Un piatto leggero
Che fatica essere iraniani e vivere sotto un regime autoritario, la guerra e l’esilio. Ma quali fantastiche storie e atmosfere può regalare questo paese ricco di tradizioni, colori e ricette mutuate dall’antico splendore persiano?
Ce lo racconta Pollo alle prugne, opera seconda della coppia Satrapi – Paronnaud che ci catapulta nella Teheran del 1958 e nell’animo di un virtuoso musicista, Nasser Kahn (Mathieu Amalaric), che decide di lasciarsi morire per amore del suo violino distrutto dalla moglie dopo l’ennesima lite. Vani i tentativi di sostituire il prezioso strumento. Non resta quindi che arrendersi all’evidenza: nessun violino potrebbe ridargli mai la medesima gioia. E come continuare a vivere, allora? E poi perché, dopo un tale vuoto?
Una nuova trasposizione cinematografica in live-action questa volta, per la graphic novel dal potere immaginifico di Marjane Satrapi, in cui l’autrice riesce a tratteggiare con mano sicura l’intimità di una storia surreale fatta di sogni e infelicità, di situazioni e personaggi bizzarri.
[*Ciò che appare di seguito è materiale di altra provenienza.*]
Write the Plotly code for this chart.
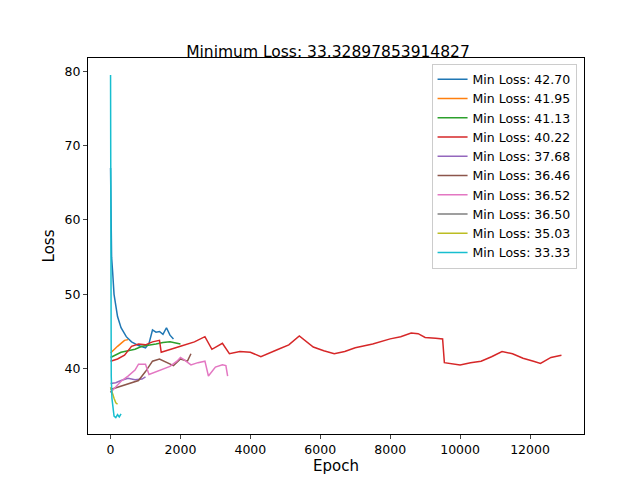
import plotly.graph_objects as go

colors = ["#1f77b4", "#ff7f0e", "#2ca02c", "#d62728", "#9467bd",
          "#8c564b", "#e377c2", "#7f7f7f", "#bcbd22", "#17becf"]
names = ["Min Loss: 42.70", "Min Loss: 41.95", "Min Loss: 41.13", "Min Loss: 40.22",
         "Min Loss: 37.68", "Min Loss: 36.46", "Min Loss: 36.52", "Min Loss: 36.50",
         "Min Loss: 35.03", "Min Loss: 33.33"]

x0 = [0, 10, 30, 60, 100, 200, 300, 450, 600, 800, 1000, 1100, 1200, 1300, 1400, 1500, 1600, 1700, 1800]
y0 = [67, 59, 55, 53, 50, 47, 45.5, 44.3, 43.6, 43.1, 42.8, 43.4, 45.2, 44.9, 45.0, 44.6, 45.5, 44.5, 44.0]
x1 = [0, 100, 200, 300, 400, 500]
y1 = [42.1, 42.6, 43.0, 43.4, 43.8, 43.9]
x2 = [0, 150, 300, 500, 700, 900, 1100, 1300, 1500, 1700, 1900, 2000]
y2 = [41.5, 41.8, 42.2, 42.4, 42.6, 43.0, 43.1, 43.3, 43.5, 43.6, 43.4, 43.3]
x3 = [0, 200, 400, 600, 800, 1000, 1200, 1400, 1450, 1700, 2000, 2400, 2700, 2900, 3200, 3400, 3700,
      4000, 4300, 4800, 5100, 5400, 5600, 5800, 6100, 6400, 6700, 7000, 7500, 8000, 8300, 8600,
      8800, 9000, 9300, 9500, 9550, 9800, 10000, 10300, 10600, 10900, 11200, 11500, 11800, 12100,
      12300, 12600, 12900]
y3 = [41.0, 41.3, 41.8, 43.0, 43.3, 43.2, 43.6, 43.8, 42.2, 42.6, 43.0, 43.6, 44.3, 42.6, 43.4, 42.0,
      42.3, 42.2, 41.6, 42.6, 43.2, 44.4, 43.6, 42.9, 42.4, 42.0, 42.3, 42.8, 43.3, 44.0, 44.3, 44.8,
      44.7, 44.2, 44.1, 44.0, 40.8, 40.6, 40.5, 40.8, 41.0, 41.6, 42.3, 42.0, 41.4, 41.0, 40.7,
      41.5, 41.8]
x4 = [0, 150, 300, 500, 700, 900, 1000]
y4 = [38.0, 38.1, 38.4, 38.7, 38.5, 38.6, 38.9]
x5 = [0, 200, 400, 600, 800, 1000, 1200, 1400, 1600, 1800, 2000, 2200, 2300]
y5 = [37.2, 37.5, 37.8, 38.0, 38.4, 39.6, 41.0, 41.3, 40.8, 40.4, 41.3, 41.0, 42.0]
x6 = [0, 150, 300, 500, 700, 800, 1000, 1100, 1300, 1500, 1700, 1900, 2000, 2100, 2300, 2500,
      2700, 2800, 3000, 3200, 3300, 3350]
y6 = [36.8, 37.5, 38.3, 39.0, 39.8, 40.6, 40.6, 39.2, 39.6, 40.0, 40.3, 41.0, 41.5, 41.2, 40.5, 40.8,
      41.0, 39.0, 40.2, 40.5, 40.4, 39.0]
x7 = [0, 20, 40, 60]
y7 = [37.0, 36.8, 36.6, 36.5]
x8 = [0, 50, 100, 150, 200]
y8 = [37.5, 36.6, 36.0, 35.4, 35.2]
x9 = [0, 5, 10, 20, 40, 70, 100, 150, 200, 250, 300]
y9 = [79.5, 60.0, 45.0, 39.0, 36.0, 34.5, 33.6, 33.4, 33.8, 33.5, 33.9]

xticks = [0, 2000, 4000, 6000, 8000, 10000, 12000]
xs = [x0, x1, x2, x3, x4, x5, x6, x7, x8, x9]
ys = [y0, y1, y2, y3, y4, y5, y6, y7, y8, y9]

fig = go.Figure()
for x, y, n, c in zip(xs, ys, names, colors):
    fig.add_trace(go.Scatter(x=x, y=y, mode="lines", name=n, line=dict(color=c, width=1.5)))

axis = dict(showline=True, linecolor="black", mirror=True, ticks="outside", ticklen=4,
            showgrid=False, zeroline=False, tickfont=dict(size=12.5), automargin=False)
fig.update_layout(
    width=640, height=480, plot_bgcolor="white", paper_bgcolor="white",
    font=dict(family="DejaVu Sans", color="black", size=12.5),
    title=dict(text="Minimum Loss: 33.32897853914827", x=0.5, xanchor="center",
               y=0.91, yanchor="middle", font=dict(size=15.5)),
    margin=dict(l=80, r=64, t=50, b=54),
    xaxis=dict(axis, title=dict(text="Epoch", standoff=4), range=[-645, 13545],
               tickvals=xticks, ticktext=[str(t) for t in xticks]),
    yaxis=dict(axis, title=dict(text="Loss", standoff=6), range=[31.2, 81.8],
               tickvals=[40, 50, 60, 70, 80]),
    legend=dict(x=0.985, y=0.985, xanchor="right", yanchor="top", bordercolor="#ccc", borderwidth=1,
                bgcolor="rgba(255,255,255,0.8)", font=dict(size=12.5), tracegroupgap=0),
    showlegend=True,
)
fig.write_html("out.html")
Questi elementi non fanno altro che comporre una tela, delineano con efficacia la figura del protagonista, la sua fragilità ed egoismo, riservando invece ai comprimari un approccio fumettistico che li rende esili e stilizzati. Riesce inoltre, con leggerezza, a denunciare come la famiglia d’origine possa condizionare le scelte dei figli arrecando danni irreparabili.
Gli otto giorni di agonia di Nasser Kahn danno la scansione temporale e narrativa della storia, laddove ogni giorno viaggia tra ricordi e fantasie, flashback e flashforward, in un mix di stili diversi che lasciano libero sfogo alla creatività del musicista. Così saremo partecipi dell’infelicità della figlia Lisa, colpevole come il padre di esagerata sensibilità e malinconia, dell’idiozia del figlio adulto e dell’innamoramento per la bella Irane. Un amore totalizzante nel quale non è difficile riconoscere un elemento autobiografico.
Il film è avvolto in un’atmosfera da Mille e una Notte, una favola che lascia l’amaro in bocca. Non c’è lieto fine, il perdono o la riconciliazione. Niente di tutto ciò, ma un tono onirico dietro cui si snoda una narrazione a tratti priva di tensione. E forse per questo il film non riesce a convincere fino in fondo.